References are listed at the end of your work. In the Vancouver style, your reference list will be numbered in numerical order, from 1 onwards, where the numbers correspond with those assigned to your in-text citations.
References - Vancouver rules
A reference is a precise description of the resource you have numbered in your in-text citation; enabling the reader to identify and locate it. References provide your reader with full details for each of the sources you have cited in your text, using the format specific to Vancouver.
In the Vancouver style, your reference list will be numbered in numerical order, from 1 onwards, where the numbers correspond with those assigned to your in-text citations.
1. Pears S, Shields G. Cite them right: the essential referencing guide. 12th ed. London: Bloomsbury Academic; 2022.
2. Patrias K, Wendling D. Citing medicine: the NLM style guide for authors, editors, and publishers [Internet]. 2nd ed. Bethesda, MD: National Library of Medicine; 2007 [cited 2022 Jul 25]. Available from: https://www.ncbi.nlm.nih.gov/books/NBK7256.
Please note- do not put brackets round the numbers in your reference list; use the format above.

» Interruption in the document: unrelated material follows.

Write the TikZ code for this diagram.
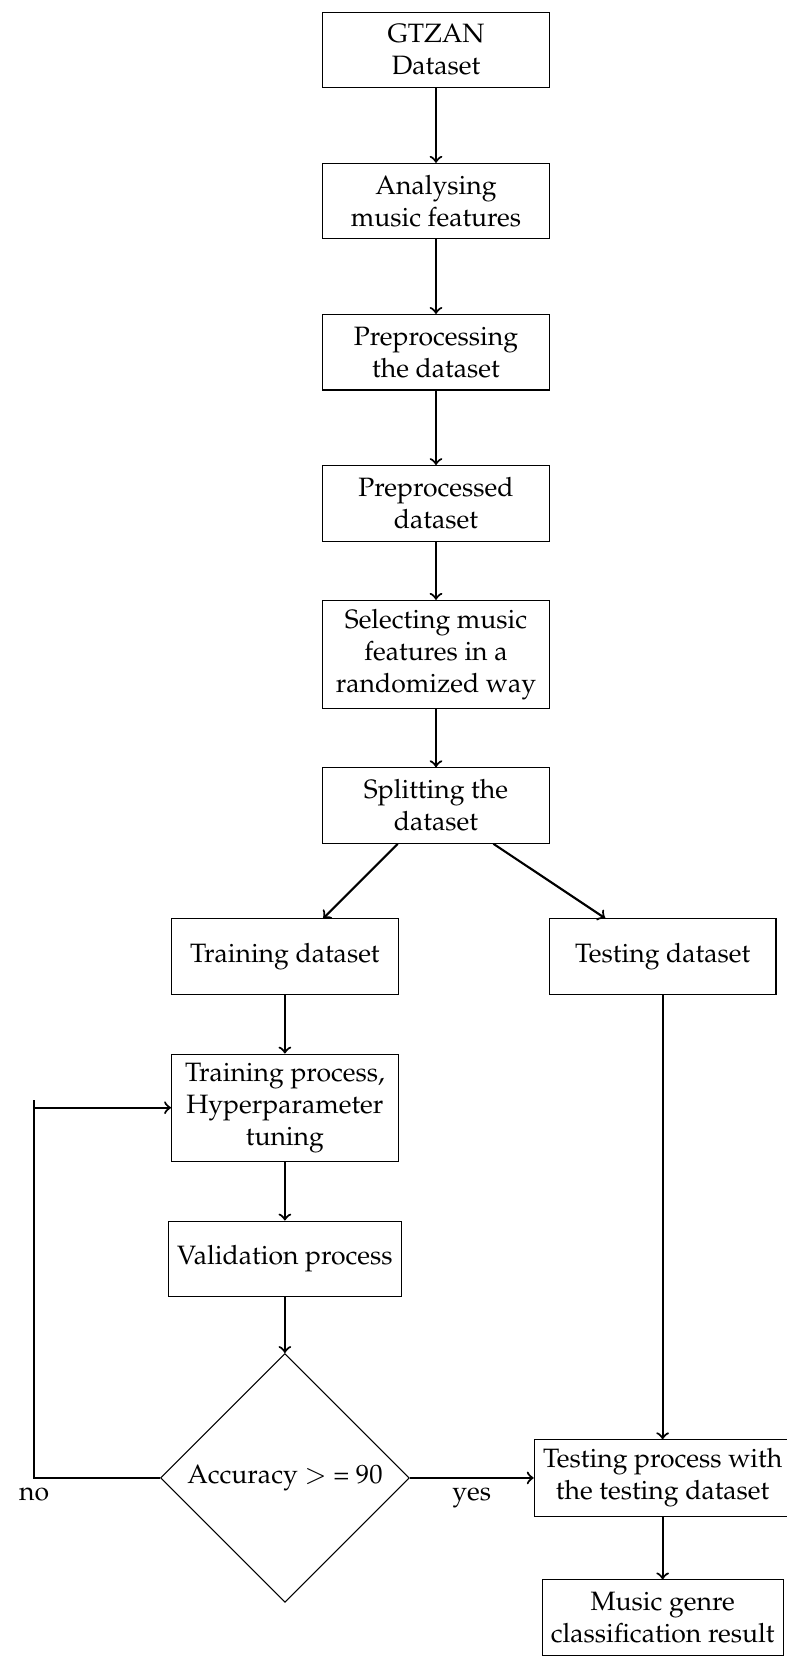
\documentclass[tikz,border=0pt]{standalone}
\usepackage[T1]{fontenc}
\usepackage{amsmath}
\usepackage{mathpazo}
\usepackage{tikz}
\usetikzlibrary{shapes.geometric}
\usetikzlibrary{positioning}

\begin{document}
\begin{tikzpicture}
    [
    box/.style={rectangle,draw,minimum width=3cm,minimum height=1cm,align=center},
    decision/.style={diamond,draw,align=center,inner sep=2.6pt},
    flow/.style={->,thick},
    ]
    \useasboundingbox (-5.771,0.662) rectangle (4.646,-21.363);
    \node (gtzan) at (0,0) [box] {GTZAN\\Dataset};
    \node (analyse) at (0,-2) [box] {Analysing\\music features};
    \node (prep) at (0,-4) [box] {Preprocessing\\the dataset};
    \node (preped) at (0,-6) [box] {Preprocessed\\dataset};
    \node (select) at (0,-8) [box] {Selecting music\\features in a\\randomized way};
    \node (split) at (0,-10) [box] {Splitting the\\dataset};
    \draw [flow] (gtzan) to (analyse);
    \draw [flow] (analyse) to (prep);
    \draw [flow] (prep) to (preped);
    \draw [flow] (preped) to (select);
    \draw [flow] (select) to (split);

    \node (train) at (-2,-12) [box] {Training dataset};
    \node (test) at (3,-12) [box] {Testing dataset};
    \node (tune) at (-2,-14) [box] {Training process,\\Hyperparameter\\tuning};
    \node (valid) at (-2,-16) [box] {Validation process};
    \node (acc) at (-2,-18.9) [decision] {Accuracy $>$ = 90};
    \node (testproc) at (3,-18.9) [box] {Testing process with\\the testing dataset};
    \node (result) at (3,-20.75) [box] {Music genre\\classification result};
    \draw [flow] (split) to (train);
    \draw [flow] (split) to (test);
    \draw [flow] (train) to (tune);
    \draw [flow] (tune) to (valid);
    \draw [flow] (valid) to (acc);
    \draw [flow] (test) to (testproc);
    \draw [flow] (testproc) to (result);
    \draw [flow] (acc) -- node [below] {yes} (testproc);

    \coordinate (no) at (-5.32,-18.9);
    \coordinate (top) at (-5.32,-13.9);
    \draw [thick] (acc) -- (no) node [below] {no} -- (top);
    \draw [flow] (top |- tune) -- (tune);
  \end{tikzpicture}
\end{document}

Author names are listed with surnames and initials as above. Authors initials are listed together with no punctuation:
Newman RE, Storlien LH....
It's very important to be thorough and methodical in recording the bibliographic details of the sources you are using in your work. Whether it's in a notebook, a tool like OneNote or Evernote or a Word document on your device, keeping track of these important details will help you produce more accurate citations and references.
Referencing a source with multiple authors
If your source has between 2 and up to 6 authors, list all the authors in the order listed on the source separated by commas.
If there are more than 6 authors, you may put the first six followed by a comma then 'et al.' meaning 'and others'.
This example electronic journal article has 12 authors, but the reference is shortened to:
4. Burns J, Mason C, Mueller N, Ohlander J, Zock J, Drobnic F, et al. Asthma prevalence in olympic summer athletes and the general population: an analysis of three European countries. Respir Med [Internet]. 2015 [cited 2022 Aug 28]; 109(7): 813-820. Available from: https://www.sciencedirect.com.
Referencing a source with editors
You should not abbreviate the words 'editor' or 'editors'.
5. Redclift N, Gibbon S, editors. Genetics: critical concepts in social and cultural theory. London: Routlege; 2017.
Referencing online resources
When referencing a resource that you have accessed online there are some additional pieces of information that you need to provide in order to indicate this to the reader. The key differences are:
You will need to insert [Internet] at the end of the title, indicating you accessed the resource online.
You will need to insert [cited Year Month Day] after the year of publication, telling the reader exactly when you accessed the resource. The month is abbreviated to its common three letter format, for example March is written as Mar and September is written as Sep.
You will need to finish the reference with the statement 'Available from;' and the full URL where you accessed the resource.
Specific examples of how to reference different types of online resources are given elsewhere in this guide (such as the books, journals and websites sections).
How to deal with missing info
If no authors or editors can be identified, use the title of the book, journal article or website.